Surveillance Report: Several characters watch a news programme of television featuring the fictional character Jeffrey Wernick, a syndicated columnist and author of many books about the mob. Wernick is quoted extensively in ‘The Sopranos: A Family History’, an official tie-in book to the series first published in 2000. The scene where Christopher shoots the bakery counter boy in the foot is a sly reversal of a similar scene from Martin Scorcese’s ‘Goodfellas’. In the film Joe Pesci shoots the character Spider (played by Michael Imperioli) in the foot. In this episode the bullet is in the other foot, as Christopher (played by Michael Imperioli) shoots the counter boy in the foot. Several significant characters have their first appearance in this episode. Agent Harris of the FBI makes his debut, as do Dr. Melfi’s extended family. When news of the imminent indictments leaks out, Junior suspects there is a bad apple in the Family – the first person to do so. This storyline will have increasing importance in succeeding episodes.
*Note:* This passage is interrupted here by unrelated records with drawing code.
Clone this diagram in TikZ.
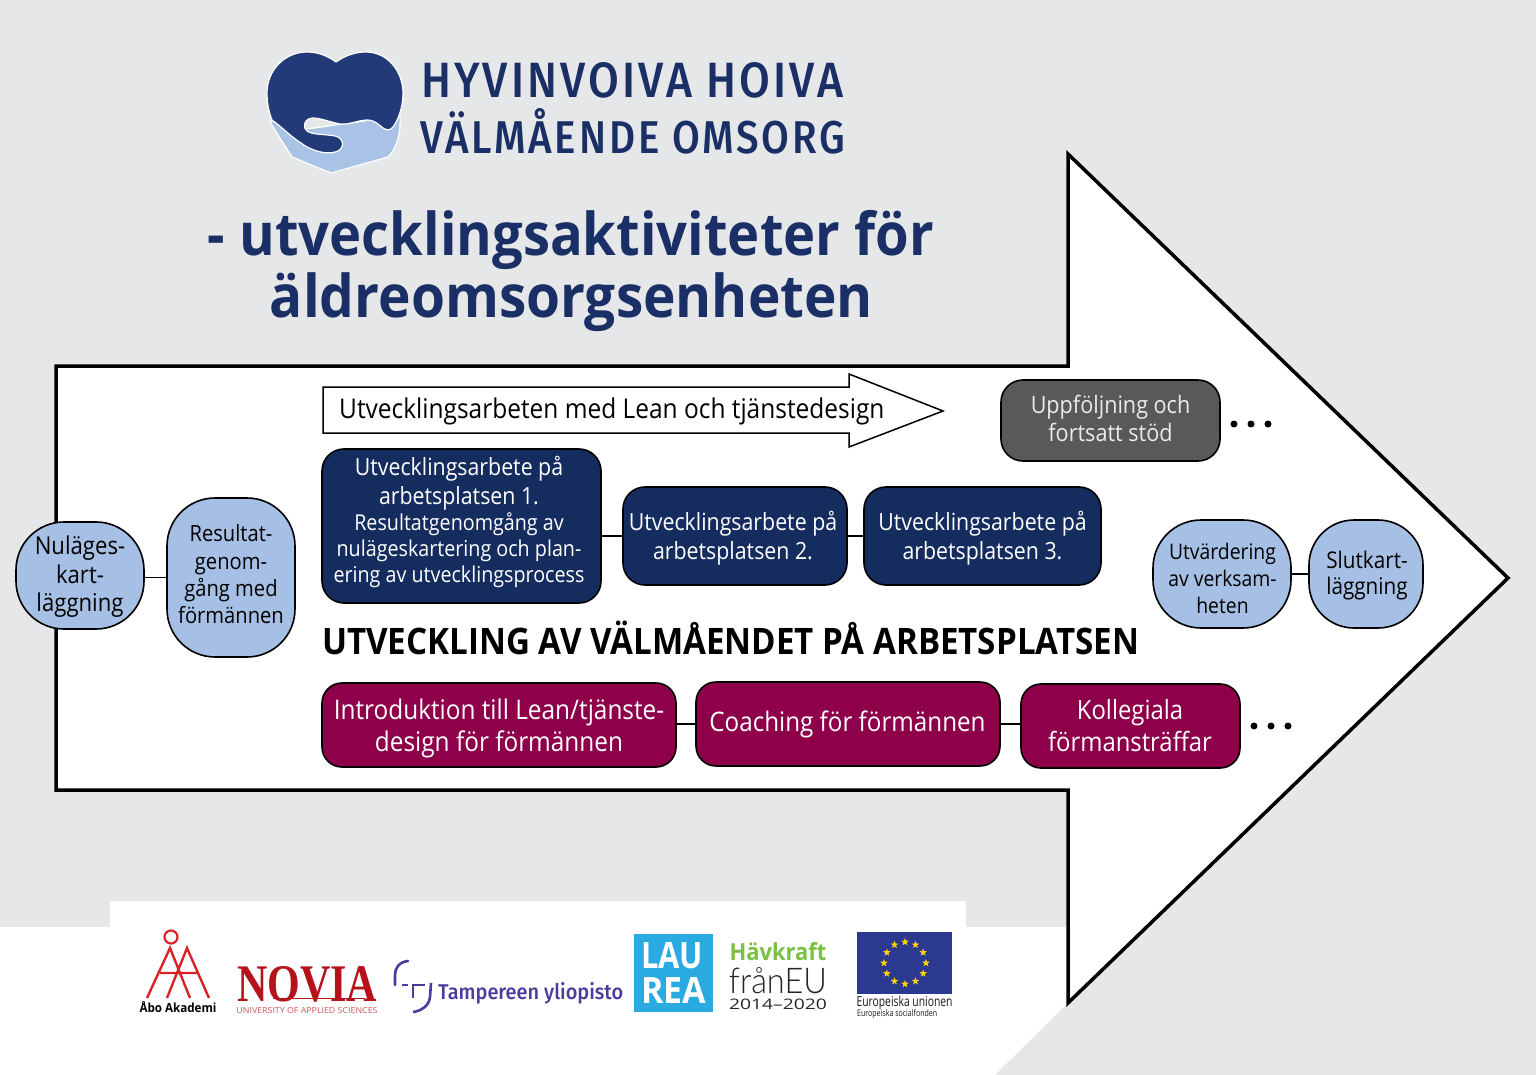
\documentclass[tikz,border=0pt]{standalone}
\usepackage{fontspec}
\usepackage{graphicx}
\setmainfont{Open Sans}[FakeStretch=0.9]
\newfontfamily\logof{Fira Sans Medium}[LetterSpace=7]
\newfontfamily\tampf{Fira Sans Medium}
\newfontfamily\serifx{Liberation Serif}
\newfontfamily\lightf{Lato Light}
\newfontfamily\plainf{Open Sans}
\newcommand{\fs}[2]{\fontsize{#1}{#2}\selectfont}
\newcommand{\fitbox}[3]{\resizebox{#1pt}{#2pt}{#3}}
\newcommand{\fitw}[2]{\resizebox{#1pt}{\height}{#2}}
\definecolor{bggray}{HTML}{E6E7E8}
\definecolor{navy}{HTML}{152C5F}
\definecolor{titlec}{HTML}{1A2F66}
\definecolor{paleblue}{HTML}{A6BFE4}
\definecolor{crimson}{HTML}{8E0049}
\definecolor{darkgray}{HTML}{58595B}
\definecolor{heartd}{HTML}{233A78}
\definecolor{heartl}{HTML}{A9C3E6}
\definecolor{aared}{HTML}{DA2128}
\definecolor{novred}{HTML}{B5121B}
\definecolor{tampc}{HTML}{4E3A9E}
\definecolor{laurea}{HTML}{29ABE2}
\definecolor{havk}{HTML}{7AC143}
\definecolor{euflag}{HTML}{2B3990}
\definecolor{eustar}{HTML}{FFD200}
\usetikzlibrary{shapes.geometric}
\tikzset{
  box/.style={draw=black,line width=1.6pt,rectangle,inner sep=0pt},
  navybox/.style={box,fill=navy,rounded corners=22pt},
  pill/.style={box,fill=paleblue,rounded corners=48pt},
  redbox/.style={box,fill=crimson,rounded corners=20pt},
  graybox/.style={box,fill=darkgray,rounded corners=22pt},
  link/.style={draw=black,line width=1.6pt},
  dot/.style={circle,fill=black,inner sep=0pt,minimum size=7pt},
  plain/.style={inner sep=0pt,align=center},
  wtext/.style={plain,text=white},
  eustarn/.style={star,star points=5,star point ratio=2.4,fill=eustar,inner sep=0pt,minimum size=8pt},
}
\begin{document}
\begin{tikzpicture}[x=1pt,y=-1pt]
\useasboundingbox (0,0) rectangle (1536,1075);
\fill[bggray] (0,0) rectangle (1536,1075);
% footer white
\fill[white] (0,927) rectangle (1068,1075);
\fill[white] (110,901) rectangle (966,927);
\fill[bggray] (1068,1003) -- (995,1075) -- (1100,1075) -- cycle;
% big arrow
\draw[fill=white,line width=3.5pt,line join=miter] (56,366) -- (1068,366) -- (1068,154) -- (1508,578) -- (1068,1003) -- (1068,790) -- (56,790) -- cycle;
% logo
\fill[heartl,draw=white,line width=1.2pt] (270,122) .. controls (276,118) and (285,125) .. (300,130) -- (400,116) .. controls (401,130) and (398,147) .. (388,157) -- (331,173) -- (292,157) -- cycle;
\fill[heartd,draw=white,line width=1.2pt] (336,62) .. controls (346,55) and (356,52) .. (366,52) .. controls (388,52) and (403,72) .. (403,93) .. controls (403,108) and (398,120) .. (393,127) .. controls (390,131) and (386,130) .. (383,128) .. controls (378,124) and (374,120) .. (368,120) .. controls (358,120) and (350,125) .. (340,124) .. controls (330,122) and (320,118) .. (313,118) .. controls (304,118) and (302,128) .. (307,131) .. controls (312,135) and (325,134) .. (335,136) .. controls (345,138) and (345,150) .. (335,152) .. controls (325,155) and (310,150) .. (301,143) .. controls (290,136) and (283,128) .. (272,120) .. controls (268,110) and (267,100) .. (267,93) .. controls (267,70) and (285,52) .. (307,52) .. controls (318,52) and (328,56) .. (336,62) -- cycle;
\node[plain,text=titlec,anchor=north west] (logoa) at (421,62) {\logof\fitbox{422}{35}{HYVINVOIVA HOIVA}};
\node[plain,text=titlec,anchor=north west] (logob) at (420,108) {\logof\fitbox{425}{45}{VÄLMÅENDE OMSORG}};
% title
\node[plain,text=titlec,font=\plainf\bfseries\fs{59}{62},anchor=base] (t1) at (571,255) {\fitw{726}{- utvecklingsaktiviteter för}};
\node[plain,text=titlec,font=\plainf\bfseries\fs{59}{62},anchor=base] (t2) at (571.5,317) {\fitw{603}{äldreomsorgsenheten}};
% inner arrow
\draw[fill=white,draw=black,line width=1.5pt] (323,387) -- (849,387) -- (849,374) -- (943,411) -- (849,447) -- (849,433) -- (323,433) -- cycle;
\node[plain,font=\fs{27.2}{30},anchor=west] (lean) at (339,411) {Utvecklingsarbeten med Lean och tjänstedesign};
% gray
\node[graybox,minimum width=219pt,minimum height=81pt] (follow) at (1110.5,420.5) {};
\node[wtext,text=white!92!black,font=\fs{24}{28}] (followt) at (1110.5,418.5) {Uppföljning och\\fortsatt stöd};
\node[dot] (d1) at (1234,424) {}; \node[dot] (d2) at (1251,424) {}; \node[dot] (d3) at (1268,424) {};
% navy
\node[navybox,minimum width=279pt,minimum height=154pt] (w1) at (461.5,526) {};
\node[wtext,font=\fs{21.9}{26}] (w1t) at (459,522) {{\fs{23.7}{29}Utvecklingsarbete på}\\[3pt]{\fs{23.7}{29}arbetsplatsen 1.}\\Resultatgenomgång av\\nulägeskartering och plan-\\ering av utvecklingsprocess};
\node[navybox,minimum width=224pt,minimum height=98pt] (w2) at (735,536) {};
\node[wtext,font=\fs{23.7}{29}] (w2t) at (733,538.5) {Utvecklingsarbete på\\arbetsplatsen 2.};
\node[navybox,minimum width=237pt,minimum height=98pt] (w3) at (982.5,536) {};
\node[wtext,font=\fs{23.7}{29}] (w3t) at (982.5,538.5) {Utvecklingsarbete på\\arbetsplatsen 3.};
\draw[link] (w1.east |- w2.west) -- (w2.west);
\draw[link] (w2.east) -- (w3.west);
% pills
\node[pill,minimum width=128pt,minimum height=107pt] (nul) at (80,575.5) {};
\node[plain,font=\fs{24.6}{28.5}] (nult) at (80,577) {Nuläges-\\kart-\\läggning};
\node[pill,minimum width=128pt,minimum height=159pt] (res) at (231,577.5) {};
\node[plain,font=\fs{22.4}{27.3}] (rest) at (231,574.5) {Resultat-\\genom-\\gång med\\förmännen};
\draw[link] (nul.east |- res.west) -- (res.west);
\node[pill,minimum width=138pt,minimum height=108pt] (utv) at (1222,574) {};
\node[plain,font=\fs{21.5}{27}] (utvt) at (1222.5,578) {Utvärdering\\av verksam-\\heten};
\node[pill,rounded corners=45pt,minimum width=114pt,minimum height=108pt] (slut) at (1366,574) {};
\node[plain,font=\fs{23}{26.5}] (slutt) at (1367,575.5) {Slutkart-\\läggning};
\draw[link] (utv.east) -- (slut.west);
% heading
\node[plain,font=\bfseries\fs{36.5}{38},anchor=west] (head) at (322,638) {\fitw{817}{UTVECKLING AV VÄLMÅENDET PÅ ARBETSPLATSEN}};
% crimson
\node[redbox,minimum width=354pt,minimum height=84pt] (r1) at (499,725) {};
\node[wtext,font=\fs{27.1}{32}] (r1t) at (499,728) {Introduktion till Lean/tjänste-\\design för förmännen};
\node[redbox,minimum width=304pt,minimum height=84pt] (r2) at (848,724) {};
\node[wtext,font=\fs{26.9}{32}] (r2t) at (847.5,724) {Coaching för förmännen};
\node[redbox,minimum width=219pt,minimum height=84pt] (r3) at (1130.5,726) {};
\node[wtext,font=\fs{26.5}{32}] (r3t) at (1130,726) {Kollegiala\\förmansträffar};
\draw[link] (r1.east |- r2.west) -- (r2.west);
\draw[link] (r2.east) -- (r3.west |- r2.east);
\node[dot] (d4) at (1254,726) {}; \node[dot] (d5) at (1271,726) {}; \node[dot] (d6) at (1288,726) {};
% Abo
\draw[aared,line width=2.2pt] (171,937) circle (6.5pt);
\draw[aared,line width=2.4pt] (147,998) -- (170,948) -- (190,998) (167,998) -- (187,948) -- (209,998) (160,973) -- (198,973);
\node[plain,font=\plainf\bfseries\fs{12.5}{14}] (abo) at (178,1007) {\fitw{77}{Åbo Akademi}};
% Novia
\node[plain,text=novred,anchor=north west] (nov) at (237,966) {\serifx\bfseries\fitbox{140}{35}{NOVIA}};
\draw[novred,line width=1pt] (273,998) -- (365,998);
\node[plain,text=novred!70] (nov2) at (307,1011) {\fitbox{141}{6}{UNIVERSITY OF APPLIED SCIENCES}};
% Tampere
\draw[tampc,line width=2.6pt,line cap=round] (408,961) .. controls (399,962) and (395,968) .. (395,975) -- (395,985);
\draw[tampc,line width=2.6pt] (402,985) -- (408,985);
\draw[tampc,line width=2.6pt] (413,998) -- (413,985) -- (425,985);
\draw[tampc,line width=2.6pt] (431,983) -- (430,997) .. controls (429,1006) and (421,1011) .. (413,1012);
\node[plain,text=tampc,anchor=west] (tamp) at (438,993) {\tampf\fitbox{185}{17}{Tampereen yliopisto}};
% Laurea
\fill[laurea] (634,934) rectangle (713,1012);
\node[plain,text=white,font=\plainf\bfseries] (la1) at (672,956) {\fitbox{62}{26}{LAU}};
\node[plain,text=white,font=\plainf\bfseries] (la2) at (673.5,990) {\fitbox{65}{26}{REA}};
% Havkraft
\node[plain,text=havk,font=\plainf\bfseries] (hv) at (778,952) {\fitbox{97}{18}{Hävkraft}};
\node[plain,text=black!85] (fr) at (778,980.5) {\lightf\fitbox{98}{26}{frånEU}};
\node[plain,text=black!85] (yr) at (778,1004.5) {\plainf\fitbox{98}{10.5}{2014–2020}};
% EU
\fill[euflag] (857,932) rectangle (952,994);
\foreach \i in {0,...,11} {
  \node[eustarn] (s\i) at ({905+21*cos(30*\i)},{963+21*sin(30*\i)}) {};
}
\node[plain,text=black!90] (eu1) at (904.5,1002.5) {\plainf\fitbox{96}{10.5}{Europeiska unionen}};
\node[plain,text=black!90,anchor=west] (eu2) at (857,1014) {\plainf\fitbox{80}{7}{Europeiska socialfonden}};
\end{tikzpicture}
\end{document}
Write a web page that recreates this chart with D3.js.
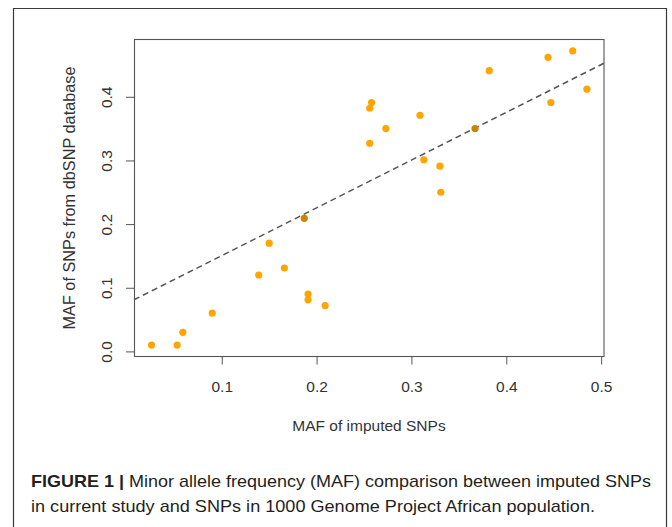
<!DOCTYPE html>
<html>
<head>
<meta charset="utf-8">
<script src="https://cdn.jsdelivr.net/npm/d3@7"></script>
<style>
  html, body { margin: 0; padding: 0; background: #fff; }
  svg { display: block; }
</style>
</head>
<body>
<svg id="chart" width="672" height="527"></svg>
<script>
// ---- data ----
const imputedMAF = [0.026, 0.053, 0.059, 0.090, 0.139, 0.150, 0.166, 0.187, 0.191, 0.191, 0.209,
                    0.258, 0.256, 0.273, 0.256, 0.309, 0.313, 0.330, 0.331, 0.367, 0.382, 0.444, 0.470, 0.447, 0.485];
const dbsnpMAF   = [0.010, 0.010, 0.030, 0.060, 0.120, 0.170, 0.131, 0.209, 0.090, 0.081, 0.072,
                    0.391, 0.382, 0.350, 0.327, 0.371, 0.301, 0.291, 0.250, 0.350, 0.441, 0.462, 0.472, 0.391, 0.412];
const onFitLine  = [0, 0, 0, 0, 0, 0, 0, 1, 0, 0, 0,
                    0, 0, 0, 0, 0, 0, 0, 0, 1, 0, 0, 0, 0, 0];
const fitCoef = [0.0755, 0.75];            // intercept, slope of dashed line
const xTicks = [0.1, 0.2, 0.3, 0.4, 0.5];
const yTicks = [0.0, 0.1, 0.2, 0.3, 0.4];
const xTitle = "MAF of imputed SNPs";
const yTitle = "MAF of SNPs from dbSNP database";
const captionBold = "FIGURE 1 |";
const captionLine1 = " Minor allele frequency (MAF) comparison between imputed SNPs";
const captionLine2 = "in current study and SNPs in 1000 Genome Project African population.";

// ---- layout ----
const svg = d3.select("#chart");
const L = 134, T = 39.5, W = 470, H = 317;
const font = "'Liberation Sans', Arial, Helvetica, sans-serif";

// outer frame (open at the bottom, continues past the crop)
svg.append("path")
  .attr("d", "M13.5,530 V8.5 H666.5 V530")
  .attr("fill", "none").attr("stroke", "#3a3a3a").attr("stroke-width", 1.2);

const x = d3.scaleLinear().domain([0.0075, 0.503]).range([L, L + W]);
const y = d3.scaleLinear().domain([-0.008, 0.490]).range([T + H, T]);

const fmt = d3.format(".1f");

// x axis
const gx = svg.append("g").attr("transform", `translate(0,${T + H})`)
  .call(d3.axisBottom(x).tickValues(xTicks).tickSize(8).tickPadding(0).tickFormat(fmt));
gx.select(".domain").remove();
gx.selectAll("line").attr("stroke", "#555");
gx.selectAll("text").attr("dy", null).attr("y", 35)
  .attr("font-family", font).attr("font-size", 15.5).attr("fill", "#333");

// y axis
const gy = svg.append("g").attr("transform", `translate(${L},0)`)
  .call(d3.axisLeft(y).tickValues(yTicks).tickSize(8).tickFormat(fmt));
gy.select(".domain").remove();
gy.selectAll("line").attr("stroke", "#555");
gy.selectAll("text")
  .attr("x", 0).attr("y", -22.5).attr("dy", null)
  .attr("transform", "rotate(-90)")
  .attr("text-anchor", "middle")
  .attr("font-family", font).attr("font-size", 15.5).attr("fill", "#333");

// plot box
svg.append("rect")
  .attr("x", L + 0.5).attr("y", T).attr("width", W - 0.5).attr("height", H)
  .attr("fill", "none").attr("stroke", "#555").attr("stroke-width", 1.1);

// dashed fit line across the plotting region
const xd = x.domain();
svg.append("line")
  .attr("x1", x(xd[0])).attr("y1", y(fitCoef[0] + fitCoef[1] * xd[0]))
  .attr("x2", x(xd[1])).attr("y2", y(fitCoef[0] + fitCoef[1] * xd[1]))
  .attr("stroke", "#555").attr("stroke-width", 1.5).attr("stroke-dasharray", "6,4");

// points
const pts = imputedMAF.map((v, i) => ({ x: v, y: dbsnpMAF[i], on: onFitLine[i] }));
svg.append("g").selectAll("circle").data(pts).join("circle")
  .attr("cx", d => x(d.x)).attr("cy", d => y(d.y)).attr("r", 3.6)
  .attr("fill", d => d.on ? "#CD8500" : "#FFA500");

// axis titles
svg.append("text").attr("x", L + W / 2).attr("y", 430.5)
  .attr("text-anchor", "middle").attr("font-family", font).attr("font-size", 15.5)
  .attr("fill", "#333").text(xTitle);
svg.append("text").attr("transform", `translate(75,${T + H / 2}) rotate(-90)`)
  .attr("text-anchor", "middle").attr("font-family", font).attr("font-size", 16.3)
  .attr("fill", "#333").text(yTitle);

// caption
const capFont = "'Liberation Sans Narrow', 'Liberation Sans', Arial, sans-serif";
const c1 = svg.append("text").attr("x", 31).attr("y", 487)
  .attr("font-family", capFont).attr("font-size", 17).attr("fill", "#231f20");
c1.append("tspan").attr("font-weight", "bold").text(captionBold);
c1.append("tspan").text(captionLine1);
c1.attr("textLength", 620).attr("lengthAdjust", "spacingAndGlyphs");
svg.append("text").attr("x", 31).attr("y", 512)
  .attr("font-family", capFont).attr("font-size", 17).attr("fill", "#231f20")
  .attr("textLength", 564).attr("lengthAdjust", "spacingAndGlyphs")
  .text(captionLine2);
</script>
</body>
</html>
The Verdict: ‘It’s like just the fuckin’ regular-ness of life is too fucking hard for me or something.’ News of imminent federal indictments sends the Family into a panic while Christopher is troubled by the lack of recognition for his work. The role of Italian Americans in society, and how they are depicted by the entertainment industry, is debated by several different groups in this episode. These discussions cleverly undercut the very same debate which the success of The Sopranos would subsequently spark. The FBI emerges from the shadows to become a real threat to the Soprano Family in this episode, while more intriguing insights into the life of Dr Melfi outside her office are revealed. The various plot strands of this debut series are slowly being brought to the boil…

1 comment:

Tom said...

The way that one ends with Christopher rushing out to get all the papers with his name in and Cake's 'Frank Sinatra' playing had me reaching for the rewind button to play it again.